On Mon, 16 Nov 2020 at 17:58, Brecht Van Lommel via Bf-committers
<bf-committers at blender.org> wrote:
> The difference is between:
> * Providing active support for a processor architecture
> * Rejecting or fixing code that only builds on a specific processor
> architecture
> Developers should not write code which e.g. relies on pointers being 64
> bit, integers being little-endian, or adding an x86_64 intrinsic call
> without the appropriate #ifdefs. That's not something you should wait on
> the community to fix. It's a bug in your code, like a null pointer
> dereference or invalid memory access.

I agree that assumptions on pointer size and endianness are not good,
and that this is something that's usually easily detected.
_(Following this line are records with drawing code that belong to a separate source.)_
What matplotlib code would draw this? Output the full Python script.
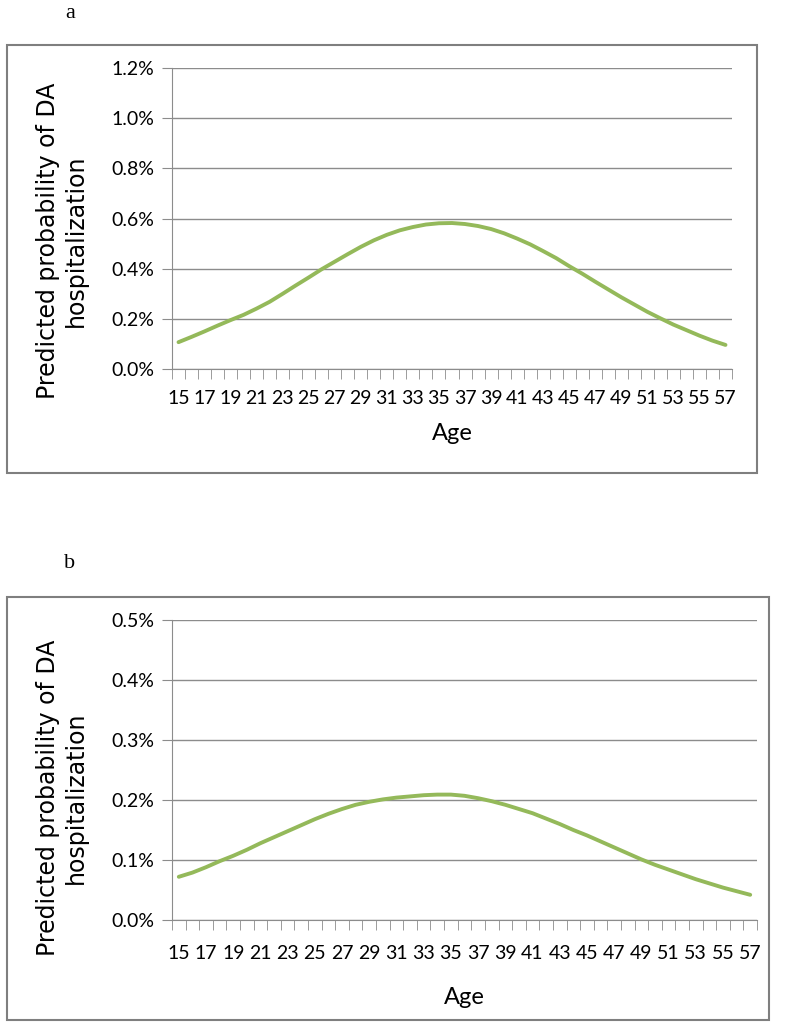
import matplotlib
matplotlib.use("Agg")
import matplotlib.pyplot as plt
import matplotlib.ticker as mtick
from matplotlib import font_manager
from matplotlib.patches import Rectangle
import numpy as np

# Ages on the category axis
ages = list(range(15, 58))

# Panel a: predicted probability (%)
prob_a = [0.107, 0.128, 0.150, 0.173, 0.195, 0.216, 0.241, 0.268, 0.300, 0.333,
          0.365, 0.398, 0.428, 0.458, 0.487, 0.513, 0.535, 0.553, 0.566, 0.576,
          0.581, 0.582, 0.578, 0.570, 0.558, 0.541, 0.520, 0.497, 0.470, 0.442,
          0.410, 0.380, 0.348, 0.317, 0.286, 0.257, 0.228, 0.202, 0.177, 0.155,
          0.133, 0.113, 0.096]

# Panel b: predicted probability (%)
prob_b = [0.072, 0.079, 0.088, 0.098, 0.107, 0.117, 0.128, 0.138, 0.148, 0.158,
          0.168, 0.177, 0.185, 0.192, 0.197, 0.201, 0.204, 0.206, 0.208, 0.209,
          0.209, 0.207, 0.203, 0.198, 0.192, 0.185, 0.178, 0.169, 0.160, 0.150,
          0.141, 0.131, 0.121, 0.111, 0.101, 0.092, 0.084, 0.076, 0.068, 0.061,
          0.054, 0.048, 0.042]

yticks_a = [0.0, 0.2, 0.4, 0.6, 0.8, 1.0, 1.2]
yticks_b = [0.0, 0.1, 0.2, 0.3, 0.4, 0.5]

W, H = 790, 1028
GREEN = "#94b95a"
GRID = "#8c8c8c"
installed = {f.name for f in font_manager.fontManager.ttflist}
TICKFONT = [f for f in ["Lato", "Liberation Sans", "DejaVu Sans"] if f in installed] or ["DejaVu Sans"]

fig = plt.figure(figsize=(W / 100, H / 100), dpi=100)


def px_rect(x0, y0, x1, y1):
    return [x0 / W, 1 - y1 / H, (x1 - x0) / W, (y1 - y0) / H]


def panel(letter, letter_y, box, axbox, vals, yticks, ylab_y, age_y, lab_pad):
    bx0, by0, bx1, by1 = box
    fig.patches.append(Rectangle((bx0 / W, 1 - by1 / H), (bx1 - bx0) / W, (by1 - by0) / H,
                                 transform=fig.transFigure, fill=False,
                                 edgecolor="#7f7f7f", linewidth=1.5))
    fig.text(70 / W, 1 - letter_y / H, letter, family="Liberation Serif",
             fontsize=16, ha="center", va="center")

    ax = fig.add_axes(px_rect(*axbox))
    x = np.arange(len(ages))
    ax.plot(x, vals, color=GREEN, linewidth=2.8, solid_capstyle="round")

    ax.set_xlim(-0.5, len(ages) - 0.5)
    ax.set_ylim(yticks[0], yticks[-1])
    ax.set_yticks(yticks)
    ax.yaxis.set_major_formatter(mtick.FuncFormatter(lambda v, p: f"{v:.1f}%"))
    ax.grid(axis="y", color=GRID, linewidth=1)
    ax.set_axisbelow(True)

    ax.set_xticks(x[::2])
    ax.set_xticklabels([str(a) for a in ages[::2]])
    ax.set_xticks(np.arange(-0.5, len(ages)), minor=True)
    ax.tick_params(axis="x", which="major", length=0, pad=lab_pad)
    ax.tick_params(axis="x", which="minor", length=7, color=GRID, direction="out")
    ax.tick_params(axis="y", length=7, color=GRID, pad=6)
    for lbl in ax.get_xticklabels() + ax.get_yticklabels():
        lbl.set_family(TICKFONT)
        lbl.set_fontsize(14)

    for s in ["top", "right"]:
        ax.spines[s].set_visible(False)
    for s in ["left", "bottom"]:
        ax.spines[s].set_color(GRID)

    fig.text(62 / W, 1 - ylab_y / H, "Predicted probability of DA\nhospitalization",
             rotation=90, ha="center", va="center", multialignment="center",
             fontsize=17, linespacing=1.25)
    ax_mid = (axbox[0] + axbox[2]) / 2
    fig.text(ax_mid / W, 1 - age_y / H, "Age", family=TICKFONT, fontsize=17,
             ha="center", va="center")
    return ax


panel("a", 13, (7, 45, 757, 473), (172, 68, 732, 369), prob_a, yticks_a, 241, 433, 15)
panel("b", 564, (7, 597, 769, 1020), (172, 620, 757, 920), prob_b, yticks_b, 798, 998, 18)

fig.savefig("out.png", dpi=100)
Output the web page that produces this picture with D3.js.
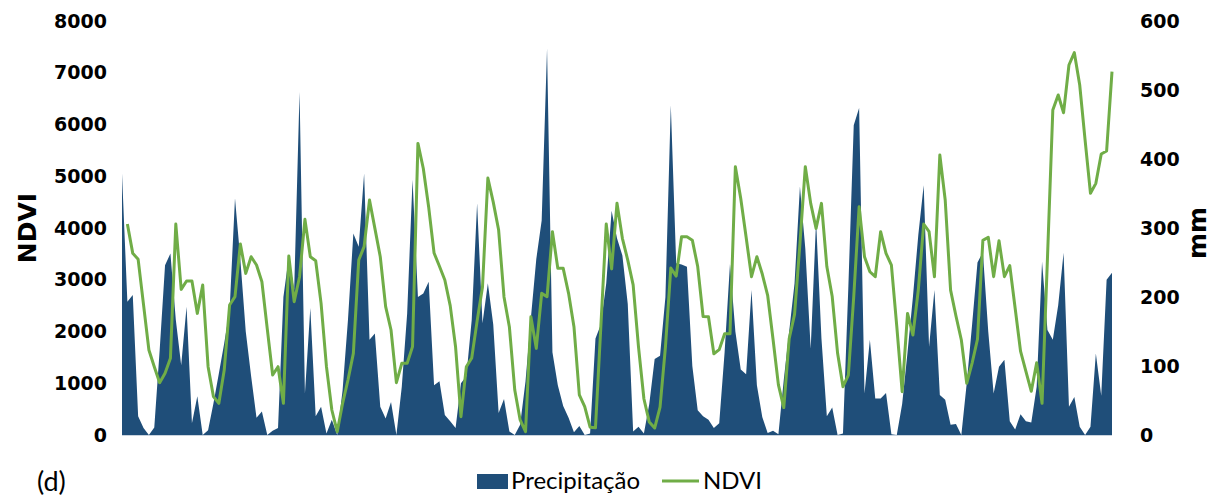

What "the
appropriate #ifdefs" are is already unclear to me, as I have no
experience with intrinsic calls.

To me the important thing here is that it's hard to write correct code
in the first place. This is why we have automated tests and want to
invest more in proper CI. Writing correct code for hardware you don't
have (either directly or indirectly via a buildbot) is even harder. I
think it's objectionable to ask developers to fix problems that they
have no means of reproducing and that occur only on non-supported
platforms. To make things worse, we don't build libraries for these
platforms either, so even if you can tell your compiler to build for
some architecture, you still can't easily attempt a build.

Personally I'm absolutely in favour of something like this:
- Blender-employed devs don't actively work on fixing issues with
unsupported platforms, but also don't intentionally write code that
would break these platforms either.
- Patches are welcome, and testing on the problematic platform is the
responsibility of the patch author. Of course tests are performed by
the reviewer/committer to ensure they don't break supported platforms.

Expressing an intent to not break unsupported platforms is fine, but
asking developers to understand and recognize problems on platforms
they don't have access to and cannot test on, for me that's a step too
far. Again, certain cases are known "cross-platform breakers" and
should be avoided. I'm trying to get the definition clear of where
those cases end, and where "supporting unsupported platforms" begins.